Shamil Basaev has achieved the goal of his Beslan operation, concluded Sanobar Shermatova in an October 15 article for the weekly Moskovskie novosti. “After Beslan the peoples of the Caucasus have not united in a fight against terror, but on the contrary have once again turned out to be on the brink of new hostilities between themselves,” she wrote.
One telling indicator, according to Shermatova, is that neither Ingushetian President Murat Zyazikov nor North Ossetian Aleksandr Dzasokhov showed up in Chechnya earlier this month for the inauguration of Alu Alkhanov. Both of them had to take into account mounting anti-Chechen public opinion within their own regions.
Also telling is the failure of the Ingush and North Ossetia governments to cooperate closely with each other. After the Beslan tragedy, wrote Shermatova, Zyazikov called on Dzasokhov to sign a joint statement warning against the dangers of inter-ethnic conflict. The latter declined. Similarly, “the Ingush legislature, taking notice of the rise in anti-Ingush feelings in the neighboring republic, appealed to their Ossetian colleagues to join in opposing those thirsting for bloodshed. But the Ossetian deputies responded with silence.”

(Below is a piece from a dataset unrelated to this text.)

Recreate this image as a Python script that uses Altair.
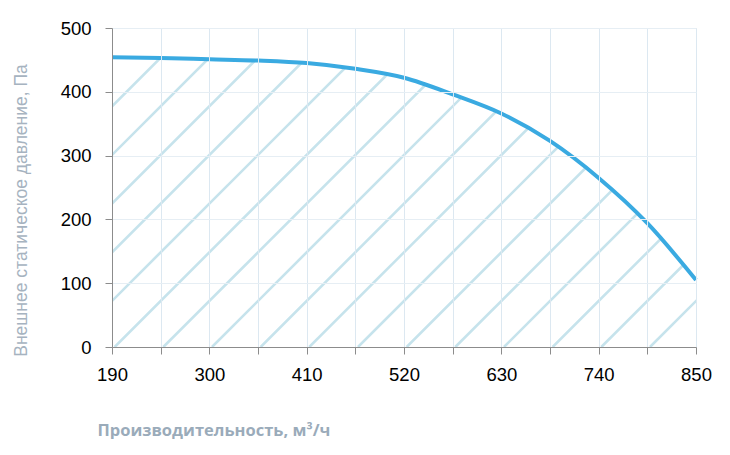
import altair as alt
import pandas as pd

# Curve data
flow = [190, 245, 300, 355, 410, 465, 520, 575, 630, 685, 740, 795, 850]
pressure = [454, 453, 451, 449, 445, 436, 422, 396, 366, 323, 265, 194, 105]

x_ticks = [190, 245, 300, 355, 410, 465, 520, 575, 630, 685, 740, 795, 850]
y_ticks = [0, 100, 200, 300, 400, 500]

X_MIN, X_MAX = 190, 850
Y_MIN, Y_MAX = 0, 500

curve = pd.DataFrame({"q": flow, "p": pressure})
mask = pd.DataFrame({"q": flow, "p": pressure, "top": [Y_MAX] * len(flow)})

# hatch: diagonal decoration lines at 45 degrees on screen, spaced like the x grid
step = 55
rise_run = 360.5  # x-units spanned while rising the full y range (45deg at this size)
hx0, hx1, hy0, hy1 = [], [], [], []
for k in range(-7, 13):
    start = X_MIN + 3 + step * k
    hx0.append(start)
    hx1.append(start + rise_run)
    hy0.append(Y_MIN)
    hy1.append(Y_MAX)
hatch = pd.DataFrame({"x0": hx0, "x1": hx1, "y0": hy0, "y1": hy1})

FONT = "Liberation Sans, Arial, sans-serif"
TITLE_COLOR = "#9aabba"

xscale = alt.Scale(domain=[X_MIN, X_MAX], nice=False, zero=False)
yscale = alt.Scale(domain=[Y_MIN, Y_MAX], nice=False)

x_axis = alt.Axis(
    values=x_ticks,
    labelExpr="(datum.value - 190) % 110 == 0 ? datum.label : ''",
    title="Производительность, м³/ч",
    titleFont="Open Sans",
    titleFontWeight="bold",
    titleFontSize=16.5,
    titleColor=TITLE_COLOR,
    titleAnchor="start",
    titleAlign="left",
    titleX=-15,
    titleY=88,
    titleBaseline="alphabetic",
    labelFont=FONT,
    labelFontSize=18.5,
    labelColor="#000000",
    labelPadding=11,
    labelFlush=False,
    labelOverlap=False,
    tickSize=7,
    tickColor="#8c8c8c",
    domainColor="#8c8c8c",
    gridColor="#dce8f1",
    gridWidth=1,
    zindex=1,
)

y_axis = alt.Axis(
    values=y_ticks,
    title="Внешнее статическое давление, Па",
    titleFont=FONT,
    titleFontWeight="normal",
    titleFontSize=17.5,
    titleColor="#a6b3c0",
    titleAngle=270,
    titleAlign="center",
    titleBaseline="bottom",
    titleX=-82,
    titleY=182,
    labelFont=FONT,
    labelFontSize=18.5,
    labelColor="#000000",
    labelPadding=14,
    labelFlush=False,
    tickSize=7,
    tickColor="#8c8c8c",
    domainColor="#8c8c8c",
    gridColor="#e6eef4",
    gridWidth=1,
    zindex=1,
)

hatch_layer = alt.Chart(hatch).mark_rule(
    color="#c6e3ec", strokeWidth=2.6, clip=True
).encode(
    x=alt.X("x0:Q", scale=xscale, axis=x_axis),
    x2="x1:Q",
    y=alt.Y("y0:Q", scale=yscale, axis=y_axis),
    y2="y1:Q",
)

mask_layer = alt.Chart(mask).mark_area(
    color="white", interpolate="monotone", clip=True
).encode(
    x=alt.X("q:Q", scale=xscale),
    y=alt.Y("p:Q", scale=yscale),
    y2="top:Q",
)

line_layer = alt.Chart(curve).mark_line(
    color="#3aaae1", strokeWidth=4, interpolate="monotone", clip=False
).encode(
    x=alt.X("q:Q", scale=xscale),
    y=alt.Y("p:Q", scale=yscale),
)

chart = alt.layer(hatch_layer, mask_layer, line_layer).properties(
    width=584,
    height=319,
    autosize=alt.AutoSizeParams(type="none"),
    padding={"left": 104, "top": 20, "right": 26, "bottom": 92},
).configure_view(stroke=None).configure(background="white")

chart.save("out.html", embed_options={"renderer": "svg", "actions": False})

Shermatova noted that the North Ossetia authorities are now trying to exploit the situation by demanding repeal of a 1991 federal law on the “rehabilitation of repressed peoples,” on the basis of which the Ingush have pressed their claims to ancestral territories which are now within the boundaries of North Ossetia. The parliament of North Ossetia has already appealed to Putin to agree that the law is obsolete. According to Shermatova, if Putin gives in to this demand, Ingush refugees will lose whatever remaining hopes they have had of returning to the homelands from which their families were expelled by Stalin, and thus the conflict between the two peoples will be still further enflamed.
According to an October 12 article on the Utro.ru website, the words “I shall take revenge!” have been written in large red letters on one of the surviving walls of the shattered Beslan school.
Correspondent Fred Weir of the Christian Science Monitor wrote in an October 14 story from Beslan that “a vengeful point of view is not hard to find, especially among the small knots of young men hovering on Beslan’s street corners. ‘I’m ready to kill them, to finish this threat forever,’ says Marat, a teenager who says he lost his little sister in the siege. But one of his two friends, who gives his name as Oleg, interjects: ‘No, that’s not good. We don’t want war.'”
Like Ingushetia and Chechnya, North Ossetia is awash with privately owned weapons. In a report published on October 13 by the London-based Institute for War and Peace Reporting, a North Ossetian bus driver told local journalists Murat Gabarayev and Aleta Gapbayeva that “in our village there are weapons in practically every house. It’s impossible now to live peacefully without it, you just can’t rely on the police force and other security structures. There are different sorts of people working in them and many of them, we know, would sell their own mother for money. Bandits armed to the teeth wander through our forests and we have to be ready to fight them if need be. That’s why I keep a gun I bought a couple of years ago – quite legally by the way. Besides that my family has other weapons but I won’t say anything else about them.”
One of many signs of heightening inter-ethnic tensions in the wake of the Beslan atrocity is the disappearance of Chechen and Ingush students from institutions of higher education in North Ossetia. According to an October 18 article by German Petelin in Novye izvestia, about 300 such students hastily fled Vladikavkaz, the North Ossetian capital, immediately after the terrorists seized the Beslan school. Some who did not react quickly enough were beaten in their own dormitories by Ossetians—including their own fellow students.
Six weeks later, not one of these Chechen or Ingush students has returned. Petelin concluded that at least some of them are in effect being deprived of the chance for education and chased into the highlands—to become recruits for the separatist guerrillas.